Il arrivait à ce jeu d’organiser des émissions spéciales à thème, avec à chaque fois 9 candidats qui avaient un point commun (sosies d’Elvis, acteurs AB Prod…), et qui jouaient tous pour la même association. Mais ici, ça passait bien : en effet, le but du Maillon Faible est à la fois d’éliminer des candidats ; mais aussi de faire grossir une cagnotte commune, qui a plus de chances de grossir en ne conservant que les meilleurs éléments au fur et à mesure du jeu. Ici, la seule différence est que la cagnotte ne revient pas à un candidat, mais à une association. Et de ce fait, la seule chose qui disparaît dans le processus, c’est la stratégie d’élimination. Bon, personnellement, je n’étais pas très fan des votes par stratégie, donc ça ne me dérangeait pas que cet aspect-là passe à la trappe. Ca permet justement de se reconcentrer sur la fructification de la cagnotte, ce qui n’est pas plus mal.
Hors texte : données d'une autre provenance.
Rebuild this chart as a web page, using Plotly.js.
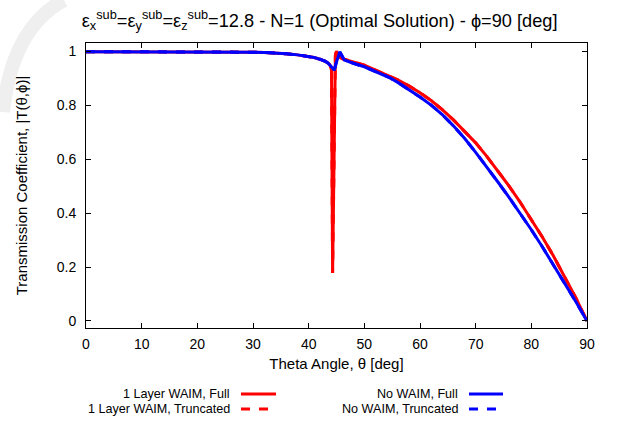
<!DOCTYPE html>
<html>
<head>
<meta charset="utf-8">
<script src="https://cdn.plot.ly/plotly-3.0.1.min.js"></script>
<style>html,body{margin:0;padding:0;background:#fff;}#chart{width:617px;height:422px;}</style>
</head>
<body>
<div id="chart"></div>
<script>
// Theta angles [deg] and transmission coefficients
const thetaWaim = [0,5,10,15,20,25,30,32,34,36,38,40,41,42,43,43.5,43.8,44.1,44.3,44.5,44.8,45.0,45.3,46,47,48,50,52,54.5,56,58,60,62,64,66,68,70,72,74,76,78,80,82,84,86,88,90];
const waimFull  = [0.998,0.998,0.998,0.998,0.998,0.997,0.996,0.995,0.993,0.990,0.986,0.980,0.976,0.970,0.962,0.955,0.950,0.930,0.178,0.50,0.985,1.0,0.982,0.972,0.965,0.960,0.948,0.930,0.909,0.893,0.871,0.846,0.817,0.783,0.745,0.704,0.660,0.610,0.556,0.500,0.440,0.377,0.310,0.240,0.165,0.085,0.0];
const waimTrunc = waimFull.slice();

const thetaNo = [0,5,10,15,20,25,30,32,34,36,38,40,41,42,43,43.5,44,44.6,45.0,45.6,46.4,47.3,48,50,52,54.5,56,58,60,62,64,66,68,70,72,74,76,78,80,82,84,86,88,90];
const noFull  = [0.998,0.998,0.998,0.998,0.998,0.997,0.996,0.995,0.993,0.990,0.986,0.980,0.976,0.970,0.962,0.955,0.945,0.930,0.960,0.997,0.967,0.960,0.955,0.942,0.925,0.902,0.884,0.858,0.830,0.800,0.765,0.723,0.677,0.625,0.571,0.515,0.458,0.399,0.338,0.274,0.208,0.140,0.071,0.0];
const noTrunc = noFull.slice();

const seriesNames = ["1 Layer WAIM, Full","1 Layer WAIM, Truncated","No WAIM, Full","No WAIM, Truncated"];
const xTicks = [0,10,20,30,40,50,60,70,80,90];
const yTicks = [0,0.2,0.4,0.6,0.8,1];
const yTickText = ["0","0.2","0.4","0.6","0.8","1"];

const RED = "#ff0000", BLUE = "#0000ff";
const FONT = "Liberation Sans, Arial, sans-serif";

const traces = [
  {x: thetaWaim, y: waimFull, name: seriesNames[0], mode: "lines", line: {color: RED, width: 3}},
  {x: thetaWaim, y: waimTrunc, name: seriesNames[1], mode: "lines", line: {color: RED, width: 3, dash: "dash"}},
  {x: thetaNo, y: noFull, name: seriesNames[2], mode: "lines", line: {color: BLUE, width: 3}},
  {x: thetaNo, y: noTrunc, name: seriesNames[3], mode: "lines", line: {color: BLUE, width: 3, dash: "dash"}}
];

// gnuplot-style legend: right-aligned text followed by a line sample
const legendCols = [{textRight: 232, lineX0: 241, lineX1: 276}, {textRight: 460, lineX0: 469, lineX1: 503}];
const legendRows = [394, 409];
const W = 617, H = 422;
const margin = {l: 86, r: 30, t: 43, b: 94};
const pw = W - margin.l - margin.r, ph = H - margin.t - margin.b;
const toPX = px => (px - margin.l) / pw;
const toPY = py => (H - margin.b - py) / ph;

const annotations = [];
const shapes = [];
// faint watermark arc in the top-left corner
shapes.push({
  type: "path", xref: "paper", yref: "paper", layer: "below",
  path: "M " + toPX(3) + "," + toPY(112) + " Q " + toPX(12) + "," + toPY(28) + " " + toPX(64) + "," + toPY(0),
  line: {color: "#efefef", width: 14}
});
seriesNames.forEach((nm, i) => {
  const col = legendCols[Math.floor(i / 2)];
  const row = legendRows[i % 2];
  const tr = traces[i];
  annotations.push({
    xref: "paper", yref: "paper", showarrow: false,
    x: toPX(col.textRight), y: toPY(row), text: nm, xanchor: "right", yanchor: "middle",
    font: {family: FONT, size: 12.6, color: "#000"}
  });
  shapes.push({
    type: "line", xref: "paper", yref: "paper",
    x0: toPX(col.lineX0), x1: toPX(col.lineX1), y0: toPY(row), y1: toPY(row),
    line: {color: tr.line.color, width: 3, dash: tr.line.dash || "solid"}
  });
});

const layout = {
  width: W, height: H,
  margin: margin,
  paper_bgcolor: "#fff", plot_bgcolor: "#fff",
  font: {family: FONT, size: 14, color: "#000"},
  showlegend: false,
  title: {
    text: "ε<sub>x</sub><sup>sub</sup>=ε<sub>y</sub><sup>sub</sup>=ε<sub>z</sub><sup>sub</sup>=12.8 - N=1 (Optimal Solution) - ϕ=90 [deg]",
    font: {family: FONT, size: 18.2, color: "#000"},
    x: 0.518, xanchor: "center", xref: "container",
    y: 0.952, yanchor: "middle", yref: "container"
  },
  xaxis: {
    range: [0, 90], tickvals: xTicks, ticks: "inside", ticklen: 5, tickcolor: "#000",
    showline: true, linecolor: "#000", linewidth: 1, mirror: "allticks",
    showgrid: false, zeroline: false, ticklabelstandoff: 3,
    tickfont: {family: FONT, size: 14, color: "#000"},
    title: {text: "Theta Angle, θ [deg]", font: {family: FONT, size: 15, color: "#000"}, standoff: 7}
  },
  yaxis: {
    range: [-0.026, 1.03], tickvals: yTicks, ticktext: yTickText, ticks: "inside", ticklen: 5, tickcolor: "#000",
    showline: true, linecolor: "#000", linewidth: 1, mirror: "allticks",
    showgrid: false, zeroline: false, ticklabelstandoff: 6,
    tickfont: {family: FONT, size: 14, color: "#000"},
    title: {text: "Transmission Coefficient, |T(θ,ϕ)|", font: {family: FONT, size: 15, color: "#000"}, standoff: 25}
  },
  annotations: annotations,
  shapes: shapes
};

Plotly.newPlot("chart", traces, layout, {displayModeBar: false, staticPlot: true});
</script>
</body>
</html>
La seule manche qui avait par conséquent moins d’intérêt devenait la finale, qui ne sert alors qu’à désigner un vainqueur à titre honorifique ; mais ça reste une perte légère.
Conclusion
Par conséquent, y a-t-il une façon « élégante » de faire jouer des candidats pour une association, dans un jeu dont le but premier est de faire s’opposer des adversaires, tout en gardant une mécanique de jeu intacte dans son intérêt ? J’en doute fort. Peut-être qu’une production trouvera la solution miracle un jour, mais la conciliation entre des enjeux non lucratifs et une compétition au sein d’un même jeu TV me semble par nature relativement incompatible.
A quelques rares exceptions près, la solution la plus élégante reste de ne réserver ce genre d’enjeu qu’à des jeux dont l’intérêt n’est pas de suivre une confrontation de plusieurs candidats, mais le parcours d’un candidat ou d’une équipe. Pour les autres cas de figure, si pour vous la mécanique reste secondaire et que vous ne cherchez pas particulièrement à regarder un jeu abouti à ce niveau, tant mieux ; mais ça n’enlèvera pas le fait que l’histoire de l’enjeu n’a pas été étudiée suffisamment sérieusement.